«Распахнулись двери, и сразу же все почувствовали страшно тяжелую атмосферу, невыносимую для свежего человека, – запах человеческого тела смешался с запахом выпитого денатурированного спирта, который употребляется ночлежниками в самых широких размерах, – передавал свои впечатления один из участников похода в ночлежку. – На нарах не особенно живописные группы: кто сидит, кто лежа разговаривает, почти все разутые. Начинает кружиться голова от духоты и гама, царящего в помещении ночлежного дома».
У каждого обитателя ночлежки была своя история «грехопадения». Среди ночлежников, переписанных счетчиками на Обводном канале, оказались бывший кадет Александровского корпуса и бывший ученик одной из престижных петербургских гимназий.
Баня при гостинице для рабочих Попечительства о народной трезвости. Фото К. Буллы. 1909 г.
«В 1903 году я окончил кадетский корпус и думал поступить в юнкерское училище, – поведал свою историю бывший кадет, прикрывавшийся изодранным пиджаком, сквозь который просвечивало голое тело. – Слабые силы не позволили мне пойти на военную службу, и я поступил в банк. Однако несчастия обрушивались на меня одно за другим. Я начал манкировать своими обязанностями, в результате лишился службы и опустился до ночлежки. Рад бы вырваться, да поздно… Засосало».
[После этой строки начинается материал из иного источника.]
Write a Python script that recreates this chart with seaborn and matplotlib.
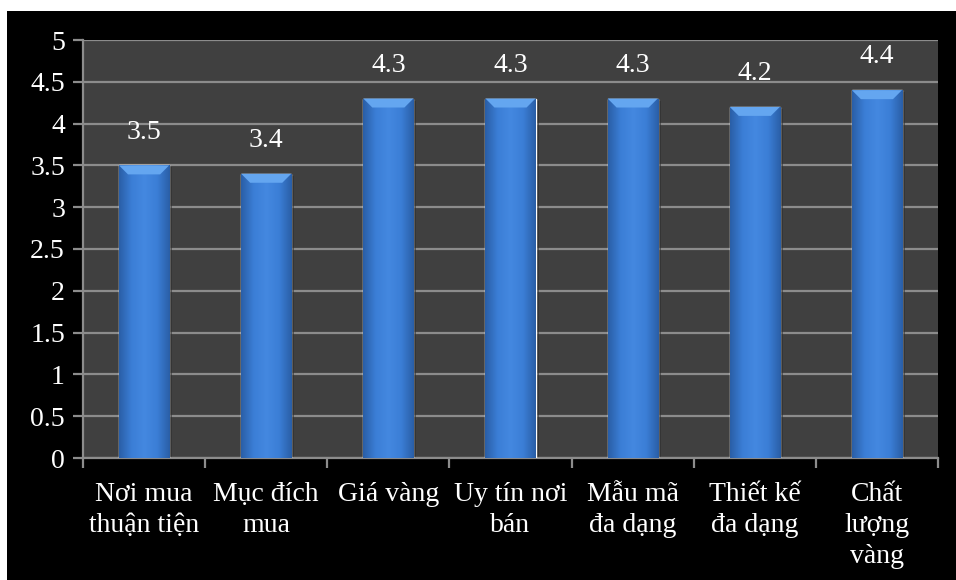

Другой ночлежник, бывший гимназист, бравировал своей интеллигентностью. «Получил я от покойного папаши 62 тысячи рублей и прокутил все, – с надеждой на сострадание рассказывал он. – Сделался форменным алкоголиком, из гимназии выгнали, начал было служить. Посудите, какая же служба, когда столько прожито. Мать до сих пор жива, имеет несколько домов в Петербурге, да стыдно пойти, знаю, что не откажет. Она, бедная, думает, что я погиб. Да я и действительно погиб – нравственно…»
В других ночлежных домах «интеллигентные бродяги» встречалось гораздо реже, хотя и там можно было увидеть бывших чиновников, военных, начальников станций и т. д. «Впечатление от ночлежных домов получается кошмарное, – ужасался газетный репортер, – уж слишком много бедноты, слишком много невежества, горя и слез».
Тяжелую картину представляло дамское отделение ночлежного дома на Обводном канале. Бездомные женщины с тупым безразличием относились к переписи, им было все равно: «Что перепись, лучше бы к празднику что-нибудь принесли, подарочек какой-нибудь».
Перепись не обошлась без неприятного инцидента, жертвой которого стала счетчица – студентка Высших женских курсов. Она спросила у одной из ночлежниц:
– Скажи, голубушка, чем занимаешься?
– Воровством, матушка, – отвечала та, – да вот и у тебя, голубушка, украла кое-что.
Курсистка не обратила тогда внимания на замечание откровенной воровки и только в двенадцать часов ночи, возвращаясь домой, обнаружила пропажу кошелька. Заплатить трамвайному кондуктору за билет ей было нечем. Воровка сказала правду: кошелек она действительно успела украсть…
Бунт в городской богадельне
Редкий скандал разразился в стенах городской богадельни в Смольном в начале 1912 года. Обитатели этого богоугодного заведения обратились к петербургскому градоначальнику генералу Драчевскому с жалобой на свою тяжелую жизнь.
Они писали градоначальнику, что в богадельне творятся безобразия: призреваемых морят голодом, издеваются над ними как могут и т. п. Жалобу градоначальник получил, а затем отправил по инстанциям, и пошла она путешествовать по длинной чиновничьей лестнице.
За это время история обросла всевозможными слухами, в газетах даже появились заметки о «бунте стариков и старух». Попала жалоба сначала в Городскую управу, та переправила ее в больничную комиссию, а последняя передала ее туда, откуда она и пришла, – в ту же самую богадельню, а именно – ее попечителю тайному советнику Кабату.
C картины Г. Геркомера «Во вдовьем доме»
Известный петербургский журналист Л. Баумгартен в январе 1912 года лично отправился в городскую богадельню, дабы выяснить, что же там происходит. «Жалобу я, действительно, получил, – заявил журналисту тайный советник Кабат, – но я получаю их регулярно и всегда без подписей. Жалуются, например, что не дают есть. А подкладка тут иная: каждое утро производится подсчет количества обедов, которые следует приготовить. Если кто собирается на целый день уйти, то мы отмечаем это и готовим только для тех, которые остаются. Ведь нас строго ревизуют, нам приходится давать отчет о самой мелкой сумме, оттого наша экономия, может быть, иногда и принимает немножко угловатую форму».